None of this requires a large enterprise budget or a dedicated innovation lab. LEGO Ideas started as a modest platform called LEGO Cuusoo, a partnership with a Japanese crowdsourcing company; it was a small experiment, not a flagship program. The organizational commitment it represented was more important than the technology that hosted it.

 

The Lesson for Mid-Market Leaders

LEGO grew roughly twelvefold from the crisis year to where it stands today. That outcome wasn’t visible in 2004; it wasn’t even visible in 2008. What was visible in 2004 was a company that was near-bankrupt because leadership had systematically ignored the intelligence in and around its organization, and a new CEO who decided to stop doing that.

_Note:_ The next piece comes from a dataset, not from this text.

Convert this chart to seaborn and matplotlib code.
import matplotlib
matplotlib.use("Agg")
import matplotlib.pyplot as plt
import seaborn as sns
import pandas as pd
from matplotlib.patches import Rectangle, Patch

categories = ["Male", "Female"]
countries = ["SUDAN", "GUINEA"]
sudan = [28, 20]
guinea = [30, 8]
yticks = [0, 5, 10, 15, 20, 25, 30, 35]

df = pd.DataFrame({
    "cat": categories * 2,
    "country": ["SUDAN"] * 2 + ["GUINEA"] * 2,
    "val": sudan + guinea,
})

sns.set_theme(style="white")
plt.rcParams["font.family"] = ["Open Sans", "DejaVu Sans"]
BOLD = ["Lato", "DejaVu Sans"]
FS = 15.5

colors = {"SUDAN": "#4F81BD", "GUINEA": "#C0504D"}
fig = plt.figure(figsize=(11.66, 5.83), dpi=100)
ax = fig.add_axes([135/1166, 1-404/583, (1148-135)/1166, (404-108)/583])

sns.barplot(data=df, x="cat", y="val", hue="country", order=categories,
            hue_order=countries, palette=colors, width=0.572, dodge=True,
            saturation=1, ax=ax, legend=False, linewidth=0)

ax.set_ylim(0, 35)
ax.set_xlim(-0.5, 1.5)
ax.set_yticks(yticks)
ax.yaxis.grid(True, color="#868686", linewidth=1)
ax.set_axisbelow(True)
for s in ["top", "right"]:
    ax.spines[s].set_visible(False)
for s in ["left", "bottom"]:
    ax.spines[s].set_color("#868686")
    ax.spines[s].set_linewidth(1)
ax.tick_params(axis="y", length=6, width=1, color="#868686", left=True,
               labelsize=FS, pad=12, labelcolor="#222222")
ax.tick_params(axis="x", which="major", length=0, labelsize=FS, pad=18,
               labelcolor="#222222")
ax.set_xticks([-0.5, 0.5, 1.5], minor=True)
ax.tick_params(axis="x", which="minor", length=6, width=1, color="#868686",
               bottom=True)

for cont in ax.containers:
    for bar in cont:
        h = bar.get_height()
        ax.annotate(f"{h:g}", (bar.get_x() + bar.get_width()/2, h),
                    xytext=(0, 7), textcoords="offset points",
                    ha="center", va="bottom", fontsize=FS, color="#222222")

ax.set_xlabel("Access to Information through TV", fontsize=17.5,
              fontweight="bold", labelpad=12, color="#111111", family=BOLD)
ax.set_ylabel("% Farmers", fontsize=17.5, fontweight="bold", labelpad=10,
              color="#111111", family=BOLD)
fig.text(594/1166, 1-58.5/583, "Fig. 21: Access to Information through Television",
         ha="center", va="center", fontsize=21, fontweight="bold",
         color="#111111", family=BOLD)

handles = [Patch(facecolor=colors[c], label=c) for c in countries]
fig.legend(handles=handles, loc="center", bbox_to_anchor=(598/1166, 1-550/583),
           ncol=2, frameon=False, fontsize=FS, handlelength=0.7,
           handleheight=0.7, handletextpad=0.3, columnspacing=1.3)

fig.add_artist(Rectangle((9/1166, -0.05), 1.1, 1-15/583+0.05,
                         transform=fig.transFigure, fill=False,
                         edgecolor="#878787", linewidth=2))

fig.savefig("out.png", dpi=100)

The first move wasn’t a strategy. It was a posture. It was the decision to treat organizational knowledge as a resource rather than a threat to authority, and to treat external customer intelligence as an asset rather than an intrusion. Everything strategic that followed — the refocus, the partnerships, the platform, the film — was built on that posture.

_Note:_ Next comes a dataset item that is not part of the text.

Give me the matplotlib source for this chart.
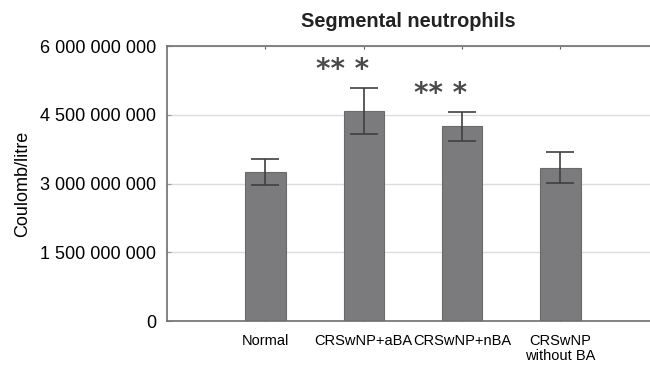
import matplotlib
matplotlib.use("Agg")
import matplotlib.pyplot as plt
import numpy as np
from matplotlib.ticker import FuncFormatter

groups = ["Normal", "CRSwNP+aBA", "CRSwNP+nBA", "CRSwNP\nwithout BA"]
means = [3.25e9, 4.58e9, 4.25e9, 3.35e9]
errors = [0.28e9, 0.50e9, 0.31e9, 0.33e9]
stars = ["", "** *", "** *", ""]
yticks = [0, 1.5e9, 3.0e9, 4.5e9, 6.0e9]

plt.rcParams["font.family"] = ["Liberation Sans", "DejaVu Sans"]

fig = plt.figure(figsize=(6.5, 3.72), dpi=100)
ax = fig.add_axes([0.257, 0.137, 0.743, 0.739])

x = np.arange(1, len(groups) + 1)
ax.bar(x, means, width=0.41, color="#7b7b7d", edgecolor="#6a6a6c",
       linewidth=0.8, zorder=2)
ax.errorbar(x, means, yerr=errors, fmt="none", ecolor="#3f3f3f",
            elinewidth=1.2, capsize=10, capthick=1.2, zorder=3)

# significance marks above the error bars
for xi, m, e, s in zip(x, means, errors, stars):
    if s:
        ax.text(xi - 0.22, m + e + 0.22e9, s, ha="center", va="baseline",
                fontsize=20, fontweight="bold", color="#4a4a4a",
                family=["DejaVu Sans"])

ax.set_xlim(0, 4.91)
ax.set_ylim(0, 6e9)
ax.set_yticks(yticks)
ax.yaxis.set_major_formatter(
    FuncFormatter(lambda v, p: f"{int(v):,}".replace(",", " ")))
ax.set_xticks(x)
ax.set_xticklabels(groups, fontsize=10.5, linespacing=1.15)
ax.tick_params(axis="y", labelsize=13, direction="in", length=3,
               color="#999999", pad=8)
ax.tick_params(axis="x", direction="in", length=2, color="#555555",
               top=True, pad=9)

ax.grid(axis="y", color="#dcdcdc", linewidth=1.0, zorder=0)
ax.set_axisbelow(True)
for side in ["left", "bottom", "top"]:
    ax.spines[side].set_color("#6e6e6e")
    ax.spines[side].set_linewidth(1.2)
ax.spines["right"].set_visible(False)

ax.set_ylabel("Coulomb/litre", fontsize=13, labelpad=6)
ax.set_title("Segmental neutrophils", fontsize=14.3, fontweight="bold",
             color="#222222", pad=14)

fig.savefig("out.png", dpi=100)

Mid-market companies at $50M, $200M, $500M in revenue face the same fundamental dynamic at smaller scale. The knowledge that would unlock the next phase of growth is usually already present; it lives in people who have no efficient path to get that knowledge to decision-makers, or in customers and partners who would share it if asked. The HiPPO problem isn’t unique to LEGO’s pre-crisis boardroom. It is the default condition of any organization where authority and knowledge are not in regular, structured conversation with each other.

The question for any leader isn’t whether collective intelligence exists in and around their organization. It does. The question is whether they’ve built the infrastructure to hear it; and whether, having heard it, they’re willing to act on it before the crisis makes the choice for them.

LEGO didn’t need a genius. It needed a structure. So do you.